The International Convention for the Safety of Life at Sea (SOLAS) is the most important of all the international treaties concerning safety of merchant ships. The first version of the convention was adopted in 1914. The 1960 convention that entered into force on 26 May 1965 was the first major achievement of the International Maritime Organisation (IMO). It is regarded as a stepping stone in introducing a regulation, considering the lessons learnt and in keeping pace with the modern machinery and equipments onboard.
Amendments to the Convention require acceptance of two thirds of the contracting governments, for its entry into force. After introduction of the amendments, the member nations took years to debate the matter and make the final endorsement regarding acceptance. Therefore, considerable delay occurred in the introduction of amendments to the convention, irrespective of the priority attached to that. To mitigate the delay, a totally new convention was adopted in 1974 which included the amendments agreed up until that year, generally referred to as SOLAS 1974.
The SOLAS 1974 also introduced the tacit acceptance procedure in which the amendment shall enter into force on a specified date unless, before that date, objections to the amendment are received from an agreed number of parties. As a result, the SOLAS 1974 has been amended on numerous occasions. The length of time from communication of amendments to deemed acceptance is set at two years, unless another period of time not less than one year is set at the time of adoption. The amendments that are scheduled for entry into force during the year 2006 are discussed here.

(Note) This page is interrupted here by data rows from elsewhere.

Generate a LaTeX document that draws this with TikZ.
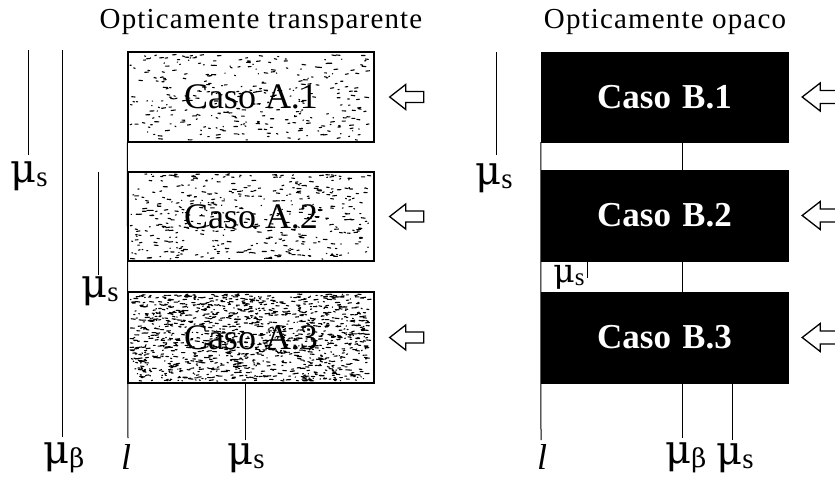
\documentclass[tikz,border=0pt]{standalone}
\usepackage{fontspec}
\setmainfont{Liberation Serif}
\newfontfamily\titlefont[LetterSpace=4]{Liberation Serif}
\newfontfamily\greekfont{DejaVu Serif}
\usetikzlibrary{calc}
\newcommand\mulabel[1]{{\greekfont\fontsize{40}{44}\selectfont μ}\raisebox{-4pt}{\fontsize{29}{31}\selectfont #1}}
\newcommand\mulabelb{{\greekfont\fontsize{40}{44}\selectfont μ}\raisebox{-4pt}{\greekfont\fontsize{26}{28}\selectfont β}}
\newcommand\mulabelsmall[1]{{\greekfont\fontsize{33}{36}\selectfont μ}\raisebox{-3pt}{\fontsize{25}{27}\selectfont #1}}
\newcommand\specks[5]{%
  \path[speck] \foreach \i in {1,...,#5}{ ({#1+2+(#3-8)*rnd},{#2+2+(#4-4)*rnd}) -- ++({0.3+4*rnd},{1.2*rnd-0.6}) };}
\begin{document}
\begin{tikzpicture}[x=1pt,y=-1pt,
  tick/.style={line width=1pt},
  abox/.style={draw, line width=1.4pt, minimum width=246pt, inner sep=0pt, font=\fontsize{36}{40}\selectfont},
  bbox/.style={fill=black, draw=black, minimum width=247pt, inner sep=0pt, text=white, font=\fontsize{35}{40}\selectfont\bfseries},
  lbl/.style={inner sep=0pt},
  title/.style={anchor=base, inner sep=0pt, font=\titlefont\fontsize{29}{31}\selectfont},
  harrow/.style={draw, line width=1.3pt, fill=white, line join=miter},
  speck/.style={draw, line width=1.1pt, line cap=round}]
\clip (0,0) rectangle (835,477);
\fill[white] (0,0) rectangle (835,477);
\pgfmathsetseed{7}

% ---------- titles ----------
\node[title] (t1) at (261,28) {Opticamente transparente};
\node[title] (t2) at (665,28) {Opticamente opaco};

% ---------- left: textured boxes ----------
\specks{128}{52}{246}{90}{340}
\specks{128}{172}{246}{89}{460}
\specks{128}{292}{246}{91}{1300}
\node[abox, minimum height=90pt] (A1) at (251,97) {Caso A.1};
\node[abox, minimum height=89pt] (A2) at (251,216.5) {Caso A.2};
\node[abox, minimum height=91pt] (A3) at (251,337.5) {Caso A.3};

% left markers
\coordinate (ms1t) at (28,50);  \coordinate (ms1b) at (28,155);
\coordinate (mbt) at (62,50);   \coordinate (mbb) at (62,437);
\coordinate (ms2t) at (98,172); \coordinate (ms2b) at (98,275);
\coordinate (lAb) at (128,438);
\coordinate (ms3b) at (245,440);
\draw[tick] (ms1t) -- (ms1b);
\draw[tick] (mbt) -- (mbb);
\draw[tick] (ms2t) -- (ms2b);
\draw[tick] (A1.south west) -- (lAb);
\draw[tick] (A3.south west -| ms3b) -- (ms3b);
\node[lbl] (Lms1) at (29,176) {\mulabel{s}};
\node[lbl] (Lms2) at (100,291) {\mulabel{s}};
\node[lbl] (Lmb) at (64,458) {\mulabelb};
\node[lbl, font=\fontsize{36}{38}\selectfont\itshape] (Ll) at (126,457) {l};
\node[lbl] (Lms3) at (246,458) {\mulabel{s}};

% left arrows
\foreach \b in {A1,A2,A3}{
  \draw[harrow] ($(\b.east)+(15,0)$) -- ++(16,-12.5) -- ++(0,7) -- ++(18,0) -- ++(0,11) -- ++(-18,0) -- ++(0,7) -- cycle;
}

% ---------- right: opaque boxes ----------
\node[bbox, minimum height=90pt] (B1) at (664.5,97) {Caso\hspace{0.32em}B.1};
\node[bbox, minimum height=91pt] (B2) at (664.5,215.5) {Caso\hspace{0.32em}B.2};
\node[bbox, minimum height=91pt] (B3) at (664.5,337.5) {Caso\hspace{0.32em}B.3};

\coordinate (rmst) at (496,52); \coordinate (rmsb) at (496,155);
\coordinate (lBb) at (541,440);
\coordinate (rmbt) at (682,142); \coordinate (rmbb) at (682,438);
\coordinate (rms2t) at (732,383); \coordinate (rms2b) at (732,440);
\coordinate (gtt) at (587,261); \coordinate (gtb) at (587,278);
\draw[tick] (rmst) -- (rmsb);
\draw[tick] (B1.south west) -- (lBb);
\draw[tick] (rmbt) -- (rmbb);
\draw[tick] (rms2t) -- (rms2b);
\draw[tick] (gtt) -- (gtb);
\node[lbl] (Rms1) at (494,178) {\mulabel{s}};
\node[lbl] (Rms2) at (569,277) {\mulabelsmall{s}};
\node[lbl, font=\fontsize{36}{38}\selectfont\itshape] (Rl) at (542,457) {l};
\node[lbl] (Rmb) at (686,458) {\mulabelb};
\node[lbl] (Rms3) at (735,458) {\mulabel{s}};

% right arrows (cut off by the frame)
\foreach \b in {B1,B2,B3}{
  \draw[harrow] ($(\b.east)+(14,0)$) -- ++(18,-14) -- ++(0,7.5) -- ++(30,0) -- ++(0,13) -- ++(-30,0) -- ++(0,7.5) -- cycle;
}
\end{tikzpicture}
\end{document}
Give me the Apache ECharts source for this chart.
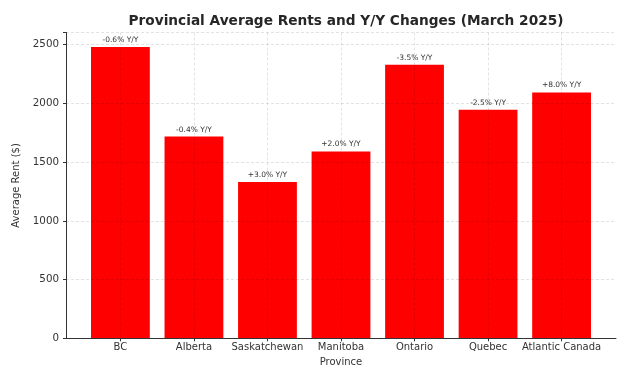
<!DOCTYPE html>
<html>
<head>
<meta charset="utf-8">
<script src="https://cdn.jsdelivr.net/npm/echarts@6/dist/echarts.min.js"></script>
<style>html,body{margin:0;padding:0;background:#fff}#c{width:622px;height:367px}</style>
</head>
<body>
<div id="c"></div>
<script>
const categories = ['BC', 'Alberta', 'Saskatchewan', 'Manitoba', 'Ontario', 'Quebec', 'Atlantic Canada'];
const rents = [2480, 1718, 1332, 1591, 2330, 1946, 2094];
const changes = ['-0.6% Y/Y', '-0.4% Y/Y', '+3.0% Y/Y', '+2.0% Y/Y', '-3.5% Y/Y', '-2.5% Y/Y', '+8.0% Y/Y'];
const yTicks = [0, 500, 1000, 1500, 2000, 2500];

const positions = categories.map((_, i) => i);
const font = 'DejaVu Sans';
const chart = echarts.init(document.getElementById('c'));
chart.setOption({
  animation: false,
  backgroundColor: '#fff',
  title: {
    text: 'Provincial Average Rents and Y/Y Changes (March 2025)',
    left: 341, top: 9, textAlign: 'center',
    textStyle: { fontFamily: font, fontSize: 13.7, fontWeight: 'bold', color: '#262626' }
  },
  grid: { left: 66, right: 6, top: 32.5, bottom: 28.7, containLabel: false, outerBoundsMode: 'none' },
  xAxis: {
    type: 'value', min: -0.74, max: 6.74, z: 3,
    name: 'Province', nameLocation: 'middle', nameGap: 17,
    nameTextStyle: { fontFamily: font, fontSize: 10, color: '#333' },
    axisLine: { show: true, onZero: false, lineStyle: { color: '#333', width: 1 } },
    axisTick: { show: true, customValues: positions, length: 3, lineStyle: { color: '#333' } },
    axisLabel: { customValues: positions, formatter: v => categories[Math.round(v)], fontFamily: font, fontSize: 10, color: '#333', margin: 4 },
    splitLine: { show: true, lineStyle: { color: 'rgba(0,0,0,0.14)', type: [3, 2], width: 0.8 } }
  },
  yAxis: {
    type: 'value', min: 0, max: 2604, interval: 500, z: 3,
    name: 'Average Rent ($)', nameLocation: 'middle', nameGap: 37,
    nameTextStyle: { fontFamily: font, fontSize: 10, color: '#333' },
    axisLine: { show: true, onZero: false, lineStyle: { color: '#333', width: 1 } },
    axisTick: { show: true, length: 3, lineStyle: { color: '#333' } },
    axisLabel: { fontFamily: font, fontSize: 10.3, color: '#333', margin: 7,
      customValues: yTicks, formatter: v => String(v) },
    splitLine: { show: true, lineStyle: { color: 'rgba(0,0,0,0.14)', type: [3, 2], width: 0.8 } }
  },
  series: [{
    type: 'bar',
    data: rents.map((v, i) => [positions[i], v]),
    barWidth: 58.8,
    itemStyle: { color: '#ff0000' },
    label: {
      show: true, position: 'top', distance: 3,
      formatter: p => changes[p.dataIndex],
      fontFamily: font, fontSize: 7.5, color: '#333'
    }
  }]
});
</script>
</body>
</html>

Daily Report to Shipping Companies
SOLAS Regulations (Regs) 28 to Chapter V (Safety of Navigation) have been amended in June 2003, to introduce a daily reporting system that shall enter into force on 01 July 2006. As per this amendment, ships of 500 GT and above engaged in international voyages exceeding 48 hours are required to submit a daily report to their Company. The report shall include information regarding (a) ship’s course (b) speed and (c) details of any external or internal conditions that are affecting the ship’s voyage or the normal operation of the ship. The aim of the amendment is to address the responsibilities of ship operators to provide information to those responsible for mounting rescue operations.
Personnel in Distress At Sea
In May 2004, Chapter V was again amended to add a definition of search and rescue services. By this amendment, that will enter into force on 01 Jul 2006, an obligation has been set to provide assistance, regardless of nationality or status of persons in distress, and mandate co-ordination & co-operation between states to assist the Ship’s Master in delivering the person rescued at sea to a place of safety.
Accidents With Lifeboats
Amendments to Chapter III (Life Saving Appliances and Arrangements), addresses the unacceptably high number of accidents with lifeboats while participating in lifeboat drills and /or inspections. Amendments to Regulation 19 (Emergency training and drills) and Reg 20 (Operational readiness, maintenance and inspections) relates to the conditions in which lifeboat emergency training and drills are to be conducted and introduce changes to the operational tests during inspections, so as not to require the assigned crew to be onboard in all cases. These amendments, introduced in May 2004 are also slated for entry into force from 01 July 2006. An amendment to Reg 31 to Ch III introduced in December 2004, also scheduled for entry into force on 01 July 2006 provides for the carriage of free-fall lifeboats on bulk carriers mandatory.
Carriage of Immersion Suits
Amendment to Reg 32 to Chapter III (Personal lifesaving appliances) introduces the requirement of carriage of one immersion suit per person onboard all cargo ships, including bulk carriers. With the adoption of this amendment (in May 2004), just like life jackets, an immersion suit has become a personal life-saving appliance for each person onboard. This is aimed at providing better thermal protection and improved chance of survival / rescue at sea. (Adopted in May 2004 and slated for entry into force from 01 July 2006).
Simplified Voyage Data Recorders (S –VDR)
Amendment to Reg 20 to Chap V (Safety of Navigation) stipulates the requirement of a VDR or an S-VDR onboard cargo ships of 3,000 GT and upwards, for recording information concerning the position, movement, physical status, command & control of a vessel over the period leading upto and following an incident. This provision requires the introduction of the recorder in a phased manner ie. for cargo ships of 20,000 GT and upwards first, followed by cargo ships of 3,000 GT and upwards. (Adopted in December 2004 and scheduled for entry into force on 01 July 2006).
Double Skin Bulkers
A new regulation 14 has been added to Chapter XII (Additional Safety Measures for Bulk Carriers) incorporating restrictions on sailing with any hold empty and requirements for double-side hull construction as an option to single hull construction. The option of double hull construction will apply to new bulk carriers of 150 m and over in length, carrying bulk cargoes having a density of 1,000 kg/m3 and above. (Adopted in December 2004 and scheduled for entry into force on 01 July 2006).